The reformulated 1% TruMoo chocolate milk product, which hit shelves across the US in January 2013, contains just 18g of sugar per 250ml serving – 40% less than the previous TruMoo chocolate milk formulation.
The product also boasts 35% less sugar than the leading US chocolate milk competitor, Dean Foods has claimed.
Dean Foods’ senior manager of corporate communications, Jamaison Schuler told DairyReporter.com that the product was developed with a “keen focus on nutrition trends” among parents, schools and even athletes.
The "next generation" of TruMoo
“The new TruMoo is about knowing the consumer trends and making a great thing even better,” said Schuler.
“With a keen focus on nutrition trends in schools and among customers, our Research and Development team worked through the year to develop the next generation of TruMoo.”
According to Schuler, the reformulated product will appeal “to anyone who loves great taste and the benefits milk delivers.”
“Clearly, schools appreciate the nourishment TruMoo delivers while allowing for greater flexibility as they balance the overall nutrition on cafeteria trays.”
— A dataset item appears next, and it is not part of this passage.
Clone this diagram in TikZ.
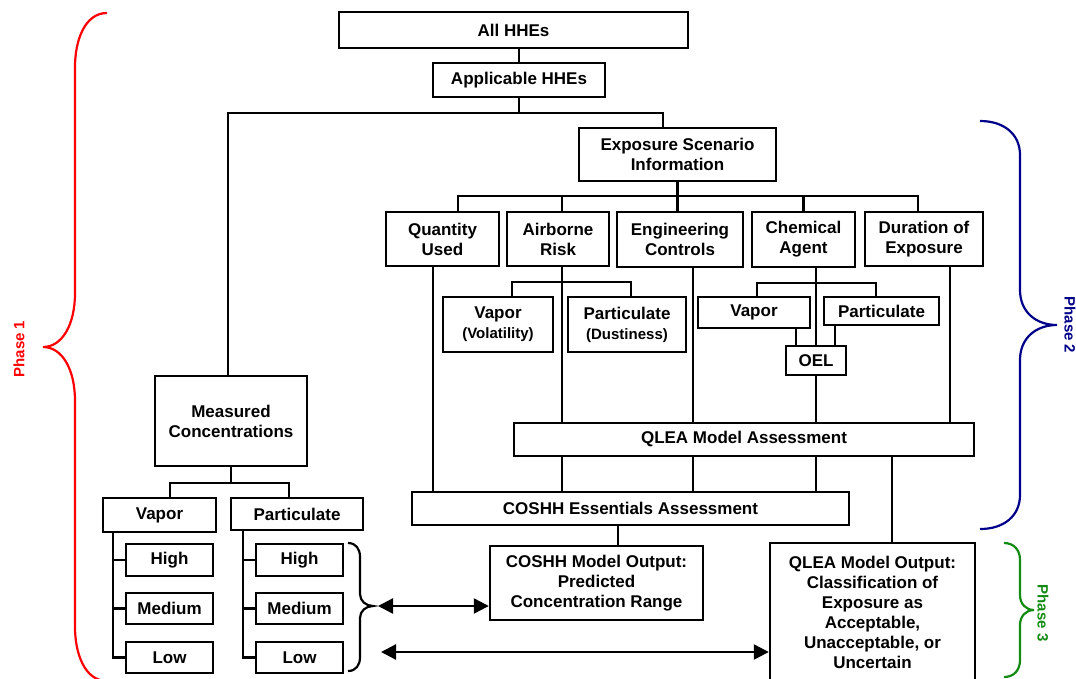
\documentclass[tikz,border=0pt]{standalone}
\usepackage{fontspec}
\setmainfont{Liberation Sans}
\usetikzlibrary{arrows.meta}
\definecolor{phaseone}{RGB}{255,0,0}
\definecolor{phasetwo}{RGB}{0,0,139}
\definecolor{phasethree}{RGB}{20,140,20}
\tikzset{
 box/.style={draw, line width=2.4pt, fill=white, align=center, inner sep=0pt, font=\fontsize{17}{20}\selectfont\bfseries},
 conn/.style={line width=2.3pt},
 brc/.style={line width=2.2pt},
 dbl/.style={line width=2.3pt, {Triangle[length=15pt,width=15pt]}-{Triangle[length=15pt,width=15pt]}},
 phlabel/.style={font=\fontsize{15}{17}\selectfont\bfseries},
}
\newcommand{\smallline}[1]{{\fontsize{15}{18}\selectfont #1}}
\begin{document}
\begin{tikzpicture}[x=1pt,y=-1pt]
\useasboundingbox (0,0) rectangle (1076,678);
\clip (0,0) rectangle (1076,678);
\fill[white] (0,0) rectangle (1076,678);

% nodes
\node[box, minimum width=349pt, minimum height=36pt] (all) at (513.5,30) {All HHEs};
\node[box, minimum width=172pt, minimum height=34pt] (app) at (519,80) {Applicable HHEs};
\node[box, minimum width=197pt, minimum height=53pt] (esi) at (677.5,154.5) {Exposure Scenario\\Information};
\node[box, minimum width=113pt, minimum height=54pt] (qu) at (442.5,239) {Quantity\\Used};
\node[box, minimum width=102pt, minimum height=54pt] (ar) at (558,239) {Airborne\\Risk};
\node[box, minimum width=126pt, minimum height=55pt] (ec) at (680,239.5) {Engineering\\Controls};
\node[box, minimum width=103pt, minimum height=55pt] (ca) at (803.5,239.5) {Chemical\\Agent};
\node[box, minimum width=118pt, minimum height=54pt] (de) at (924,239) {Duration of\\Exposure};
\node[box, minimum width=110pt, minimum height=55pt] (vv) at (498,324.5) {Vapor\\\smallline{(Volatility)}};
\node[box, minimum width=118pt, minimum height=55pt] (pd) at (627,324.5) {Particulate\\\smallline{(Dustiness)}};
\node[box, minimum width=112pt, minimum height=31pt] (cv) at (754,312.5) {Vapor};
\node[box, minimum width=115pt, minimum height=28pt] (cp) at (881.5,311) {Particulate};
\node[box, minimum width=60pt, minimum height=29pt] (oel) at (816,360.5) {OEL};
\node[box, minimum width=460pt, minimum height=33pt] (qmod) at (744,439.5) {QLEA Model Assessment};
\node[box, minimum width=437pt, minimum height=33pt] (coe) at (630.5,508.5) {COSHH Essentials Assessment};
\node[box, minimum width=213pt, minimum height=74pt] (cout) at (596.5,583) {COSHH Model Output:\\Predicted\\Concentration Range};
\node[box, minimum width=205pt, minimum height=138pt] (qout) at (872.5,612) {QLEA Model Output:\\Classification of\\Exposure as\\Acceptable,\\Unacceptable, or\\Uncertain};
\node[box, minimum width=152pt, minimum height=90pt] (meas) at (231,421) {Measured\\Concentrations};
\node[box, minimum width=113pt, minimum height=34pt] (mv) at (159.5,515) {Vapor};
\node[box, minimum width=132pt, minimum height=32pt] (mp) at (297,514) {Particulate};
\node[box, minimum width=87pt, minimum height=32pt] (vh) at (169.5,560) {High};
\node[box, minimum width=87pt, minimum height=31pt] (vm) at (169.5,608.5) {Medium};
\node[box, minimum width=87pt, minimum height=31pt] (vl) at (169.5,657.5) {Low};
\node[box, minimum width=87pt, minimum height=32pt] (ph) at (299.5,560) {High};
\node[box, minimum width=87pt, minimum height=31pt] (pm) at (299.5,608.5) {Medium};
\node[box, minimum width=87pt, minimum height=31pt] (pl) at (299.5,657.5) {Low};

% junction coordinates
\coordinate (b1) at (519,113);
\coordinate (b2) at (677.5,196);
\coordinate (b3) at (562,282);
\coordinate (b4) at (816,283);
\coordinate (b5) at (231,483);
\coordinate (btip) at (378,606);
\coordinate (a2) at (381,652);

% connectors
\draw[conn] (app.north) -- (app.north |- all.south);
\draw[conn] (app.south) -- (b1);
\draw[conn] ([xshift=-3pt]meas.north) |- (b1) -| ([xshift=-14.5pt]esi.north);
\draw[conn] (esi.south) -- ([xshift=-2.5pt]ec.north);
\draw[conn] ([xshift=15.5pt]qu.north) |- (b2) -| ([xshift=-6pt]de.north);
\draw[conn] ([xshift=4pt]ar.north) -- ([xshift=4pt]ar.north |- b2);
\draw[conn] (ca.north) -- (ca.north |- b2);
% quantity
\draw[conn] ([xshift=-9.5pt]qu.south) -- ([xshift=-9.5pt]qu.south |- coe.north);
% airborne
\draw[conn] ([xshift=4pt]ar.south) -- ([xshift=4pt]ar.south |- qmod.north);
\draw[conn] ([xshift=4pt]ar.south |- qmod.south) -- ([xshift=4pt]ar.south |- coe.north);
\draw[conn] ([xshift=14pt]vv.north) |- (b3) -| ([xshift=4pt]pd.north);
% engineering
\draw[conn] ([xshift=13pt]ec.south) -- ([xshift=13pt]ec.south |- qmod.north);
\draw[conn] ([xshift=13pt]ec.south |- qmod.south) -- ([xshift=13pt]ec.south |- coe.north);
% chemical
\draw[conn] ([xshift=12.5pt]ca.south) -- (oel.north);
\draw[conn] ([xshift=3pt]cv.north) |- (b4) -| ([xshift=-5.5pt]cp.north);
\draw[conn] ([xshift=42pt]cv.south) -- ([xshift=42pt]cv.south |- oel.north);
\draw[conn] ([xshift=-46.5pt]cp.south) -- ([xshift=-46.5pt]cp.south |- oel.north);
\draw[conn] (oel.south) -- (oel.south |- qmod.north);
\draw[conn] (oel.south |- qmod.south) -- (oel.south |- coe.north);
% duration
\draw[conn] ([xshift=26pt]de.south) -- ([xshift=26pt]de.south |- qmod.north);
% outputs
\draw[conn] ([xshift=19.5pt]qout.north |- qmod.south) -- ([xshift=19.5pt]qout.north);
\draw[conn] ([xshift=21.5pt]cout.north |- coe.south) -- ([xshift=21.5pt]cout.north);
% measured
\draw[conn] (meas.south) -- (b5);
\draw[conn] ([xshift=10.5pt]mv.north) |- (b5) -| ([xshift=-8pt]mp.north);
\draw[conn] (vl.west) -| ([xshift=-46.5pt]mv.south);
\draw[conn] (vh.west) -- ++(-13,0);
\draw[conn] (vm.west) -- ++(-13,0);
\draw[conn] (pl.west) -| ([xshift=-54pt]mp.south);
\draw[conn] (ph.west) -- ++(-13,0);
\draw[conn] (pm.west) -- ++(-13,0);

% small brace and arrows
\draw[brc] (348,543) .. controls (356,543) and (360,549) .. (360,557) -- (360,594) .. controls (360,601) and (366,606) .. (373,606) .. controls (366,606) and (360,611) .. (360,618) -- (360,657) .. controls (360,665) and (356,671) .. (348,671);
\draw[dbl] (btip) -- (btip -| cout.west);
\draw[dbl] (a2) -- (a2 -| qout.west);

% phase braces
\draw[brc, phaseone] (107,13) .. controls (85,13) and (75,40) .. (75,67) -- (75,293) .. controls (75,325) and (62,347) .. (43,347) .. controls (62,347) and (75,369) .. (75,401) -- (75,627) .. controls (75,654) and (85,681) .. (107,681);
\node[phlabel, text=phaseone, rotate=90] (p1) at (19,349) {Phase 1};

\draw[brc, phasetwo] (980,121) .. controls (1005,121) and (1020,135) .. (1020,155) -- (1020,290) .. controls (1020,312) and (1036,325) .. (1057,325) .. controls (1036,325) and (1020,338) .. (1020,360) -- (1020,495) .. controls (1020,515) and (1005,529) .. (980,529);
\node[phlabel, text=phasetwo, rotate=-90] (p2) at (1070,325) {Phase 2};

\draw[brc, phasethree] (1004,543) .. controls (1014,543) and (1020,550) .. (1020,560) -- (1020,595) .. controls (1020,604) and (1026,610) .. (1034,610) .. controls (1026,610) and (1020,616) .. (1020,625) -- (1020,660) .. controls (1020,670) and (1014,677) .. (1004,677);
\node[phlabel, text=phasethree, rotate=-90] (p3) at (1043,613) {Phase 3};
\end{tikzpicture}
\end{document}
“Moms love TruMoo because it allows them to strike a balance in offering something of nutritional value to their kids while giving them something they love. And we’re finding more and more athletes are turning to TruMoo as a recovery beverage after exercise,” said Schuler.
Reduced calories, essential nutrients
As well as the significant total sugar reduction, the reformulated 1% TruMoo product contains just 30 more calories per serving than 1% low-fat milk.
It also provides eight essential nutrients, including calcium, protein, vitamin A, D, B12, riboflavin, phosphorus, and potassium – nutrients that help strengthen bones and build and repair muscle, Dean Foods claims.
Despite the formulation changes, Dean Foods claims that children have been left with the “same great taste”, while parents feel “more confident” serving the product.
“What hasn’t changed is the great taste that was consumer tested with kids and ranked in some cases even better than our last formula,” Schuler concluded.